John G. Dove, 28/08/2017 19:14:
This is great news! You are showing the way. I
look forward to many
more such initiatives, not just in Wikipedia, but anywhere people look
for access to knowledge.
Thank you for your kind words. It's nice to see the authors'
enthusiastic response, but the warmth from OA friends including
https://twitter.com/petersuber/status/898941119924502528 has given me
more energy to continue.
Jake, the text is no secret. Originally I intended to draft it together
with everyone else here on Meta, but then only WMIT/AISA OA people
offered to help so we're coordinating things on the WMIT wiki. If
somebody wants to help more (e.g. by providing at least 10 hours of work
in our "help desk" for authors), I can get them added to the wiki and/or
OTRS. By the end of September I plan to publish some ideas on how to
proceed in a more coordinated fashion.
Mind you, I contact only people whose work is depositable according to
SHERPA/RoMEO per Dissemin. Hundreds of authors have replied and I've
told many to contact their journal or publisher if they're still unsure.
I hope they get useful replies!
So, below you find one version of the text (I should really cut it a bit).
Nemo
----
From: Wikimedia Italia Open Access group
Subject: Thanks for your research, from Wikipedia articles
Body:
Dear Pinco Pallo,
thank you for your research and for advancing public knowledge about
your field! We think you'll be interested in knowing that the English
Wikipedia references your work
<https://en.wikipedia.org/w/index.php?title=Special%3ASearch&profile=all&search=insource:[DOI]>
(doi:[DOI]).
As you know, Wikipedia strives for neutrality and verifiability: all are
free to edit, insofar they summarise suitable published information and
points of view, so that every reader can study the topic further and
revise or expand the articles as needed. If we want the public to
exercise critical thinking and grow knowledge, we need such scientific
literature to be freely available, in Open Access. It's already possible
to make all the scientific literature just one click away for everybody
from Wikipedia articles, but we need the authors' help.
In fact, your publications could be archived in an open repository
according to their journal's policies, but they were not yet (according
to SHERPA/RoMEO and available metadata). The good news is that you can
now make all your works freely available for everybody with few clicks,
thanks to Zenodo (hosted by CERN): you only have to search Dissemin
<https://dissem.in/search/?status=couldbe&authors=Pinco+Pallo> for your
name and upload the PDF files for all the publications which can be
archived, while the system takes care of filling the metadata.
The Dissemin page about each work contains more information and links on
the policies which allow you to upload a copy. Usually you can share
without restrictions at least the pre-print, that is the file as you
submitted it for peer review; in most cases you can also share the
post-print, that is the final file you submitted after peer review
(before any editing by the publisher). Dissemin will ask you to login
via ORCID: you may already have an ORCID account from your institution,
but if not you can easily signup and create your unique author identity.
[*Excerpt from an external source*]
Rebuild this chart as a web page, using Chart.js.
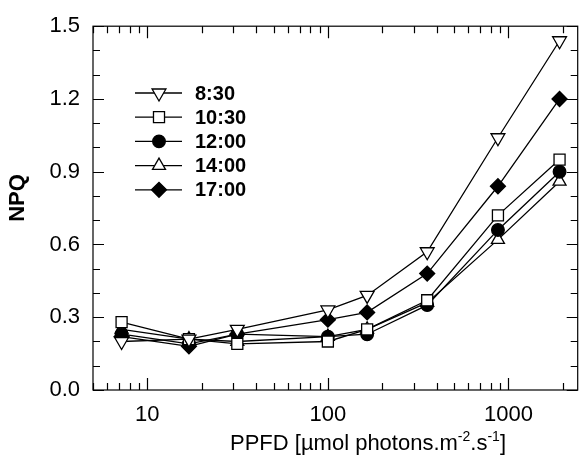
<!DOCTYPE html>
<html>
<head>
<meta charset="utf-8">
<script src="https://cdn.jsdelivr.net/npm/chart.js@4.4.1/dist/chart.umd.min.js"></script>
<style>
  html, body { margin: 0; padding: 0; background: #fff; }
  #wrap { width: 587px; height: 461px; }
</style>
</head>
<body>
<div id="wrap"><canvas id="npqChart" width="587" height="461"></canvas></div>
<script>
// PPFD steps and NPQ per time of day
const ppfd = [7.2, 17, 31.5, 100, 165, 355, 875, 1920];
const npq0830 = [0.20, 0.21, 0.25, 0.33, 0.39, 0.57, 1.04, 1.44];
const npq1030 = [0.28, 0.21, 0.19, 0.20, 0.25, 0.37, 0.72, 0.95];
const npq1200 = [0.23, 0.19, 0.23, 0.22, 0.23, 0.35, 0.66, 0.90];
const npq1400 = [0.25, 0.21, 0.20, 0.22, 0.25, 0.36, 0.62, 0.86];
const npq1700 = [0.22, 0.18, 0.23, 0.29, 0.32, 0.48, 0.84, 1.20];
const seriesNames = ['8:30', '10:30', '12:00', '14:00', '17:00'];

const xTickLabels = [10, 100, 1000];
const xMinorTicks = [5, 6, 7, 8, 9, 20, 30, 40, 50, 60, 70, 80, 90, 200, 300, 400, 500, 600, 700, 800, 900, 2000];
const yTickLabels = [0, 0.3, 0.6, 0.9, 1.2, 1.5];
const yMinorTicks = [0.1, 0.2, 0.4, 0.5, 0.7, 0.8, 1.0, 1.1, 1.3, 1.4];

const FONT = '"Liberation Sans", Arial, Helvetica, sans-serif';

function pts(vals) {
    return vals.map((v, i) => ({ x: ppfd[i], y: v }));
}

function mkSet(label, vals, style, fill, radius, rot) {
    return {
        label: label,
        data: pts(vals),
        borderColor: '#000',
        borderWidth: 1.3,
        pointStyle: style,
        pointRadius: radius,
        pointRotation: rot || 0,
        pointBackgroundColor: fill,
        pointBorderColor: '#000',
        pointBorderWidth: 1.3,
        tension: 0,
        fill: false
    };
}

// frame + inward ticks on all four sides
const frameTicks = {
    id: 'frameTicks',
    beforeDatasetsDraw(chart) {
        const { ctx, chartArea: a } = chart;
        const xs = chart.scales.x, ys = chart.scales.y;
        ctx.save();
        ctx.strokeStyle = '#000';
        ctx.lineWidth = 1.2;
        ctx.strokeRect(a.left, a.top, a.right - a.left, a.bottom - a.top);
        ctx.beginPath();
        const xt = (v, len) => {
            const px = Math.round(xs.getPixelForValue(v)) + 0.5;
            ctx.moveTo(px, a.bottom); ctx.lineTo(px, a.bottom - len);
            ctx.moveTo(px, a.top); ctx.lineTo(px, a.top + len);
        };
        const yt = (v, len) => {
            const py = Math.round(ys.getPixelForValue(v)) + 0.5;
            ctx.moveTo(a.left, py); ctx.lineTo(a.left + len, py);
            ctx.moveTo(a.right, py); ctx.lineTo(a.right - len, py);
        };
        xTickLabels.forEach(v => xt(v, 12));
        xMinorTicks.forEach(v => xt(v, 7));
        yTickLabels.forEach(v => yt(v, 11));
        yMinorTicks.forEach(v => yt(v, 7));
        ctx.stroke();
        ctx.restore();
    }
};

// legend with line + marker, and axis titles
const extras = {
    id: 'extras',
    afterDraw(chart) {
        const ctx = chart.ctx;
        ctx.save();
        chart.data.datasets.forEach((ds, i) => {
            const y = 93 + i * 24.2;
            ctx.strokeStyle = '#000';
            ctx.lineWidth = 1.3;
            ctx.beginPath();
            ctx.moveTo(135, y); ctx.lineTo(182, y);
            ctx.stroke();
            ctx.fillStyle = ds.pointBackgroundColor;
            ctx.strokeStyle = '#000';
            ctx.lineWidth = 1.3;
            Chart.helpers.drawPoint(ctx, {
                pointStyle: ds.pointStyle,
                rotation: ds.pointRotation,
                radius: ds.pointRadius,
                borderWidth: 1.3
            }, 159, y);
            ctx.fillStyle = '#000';
            ctx.font = 'bold 20px ' + FONT;
            ctx.textBaseline = 'middle';
            ctx.textAlign = 'left';
            ctx.fillText(ds.label, 195, y + 1);
        });

        // y title
        ctx.save();
        ctx.translate(18, 198);
        ctx.rotate(-Math.PI / 2);
        ctx.font = 'bold 22px ' + FONT;
        ctx.textAlign = 'center';
        ctx.textBaseline = 'middle';
        ctx.fillStyle = '#000';
        ctx.fillText('NPQ', 0, 0);
        ctx.restore();

        // x title with superscripts
        const parts = [
            ['PPFD [\u00b5mol photons.m', 0],
            ['-2', 1],
            ['.s', 0],
            ['-1', 1],
            [']', 0]
        ];
        const big = '22px ' + FONT, small = '14px ' + FONT;
        let w = 0;
        parts.forEach(p => { ctx.font = p[1] ? small : big; w += ctx.measureText(p[0]).width; });
        let x = 368 - w / 2;
        const base = 450;
        ctx.textAlign = 'left';
        ctx.textBaseline = 'alphabetic';
        parts.forEach(p => {
            ctx.font = p[1] ? small : big;
            ctx.fillText(p[0], x, p[1] ? base - 9 : base);
            x += ctx.measureText(p[0]).width;
        });
        ctx.restore();
    }
};

new Chart(document.getElementById('npqChart'), {
    type: 'line',
    data: {
        datasets: [
            mkSet(seriesNames[0], npq0830, 'triangle', '#fff', 8, 180),
            mkSet(seriesNames[1], npq1030, 'rect', '#fff', 7.8),
            mkSet(seriesNames[2], npq1200, 'circle', '#000', 6.3),
            mkSet(seriesNames[3], npq1400, 'triangle', '#fff', 7.5),
            mkSet(seriesNames[4], npq1700, 'rectRot', '#000', 7.5)
        ]
    },
    options: {
        responsive: false,
        animation: false,
        devicePixelRatio: 1,
        layout: { padding: { top: 20, right: 1, left: 0, bottom: 0 } },
        plugins: { legend: { display: false }, tooltip: { enabled: false } },
        scales: {
            x: {
                type: 'logarithmic',
                min: 5,
                max: 2420,
                grid: { display: false, drawTicks: false },
                border: { display: false },
                afterBuildTicks: s => { s.ticks = xTickLabels.map(v => ({ value: v })); },
                afterFit: s => { s.height = 71; },
                ticks: {
                    color: '#000',
                    padding: 12,
                    maxRotation: 0,
                    font: { family: FONT, size: 22 },
                    callback: v => String(v)
                }
            },
            y: {
                min: 0,
                max: 1.5,
                grid: { display: false, drawTicks: false },
                border: { display: false },
                afterBuildTicks: s => { s.ticks = yTickLabels.map(v => ({ value: v })); },
                afterFit: s => { s.width = 93; },
                ticks: {
                    color: '#000',
                    padding: 13,
                    font: { family: FONT, size: 22 },
                    callback: v => v.toFixed(1)
                }
            }
        }
    },
    plugins: [frameTicks, extras]
});
</script>
</body>
</html>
To integrate with free knowledge resources, "libre" Open Access helps:
at Wikimedia we prefer the Creative Commons Attribution Share-Alike (CC
BY-SA) license, or the CC BY. For more information, we recommend the
SPARC Open Access website and Peter Suber's how-to
<https://cyber.harvard.edu/hoap/How_to_make_your_own_work_open_access> .
We hope you will use Dissemin <https://dissem.in> today to reach a wider
audience.
Kind regards,
Federico Leva for Wikimedia Italia
P.s.: If you reply with comments or questions, we'll forward to a group
of field experts who will help. This message is sent to your address as
relevant feedback about the publication which provided it. Dissemin is
run by the independent CAPSH association.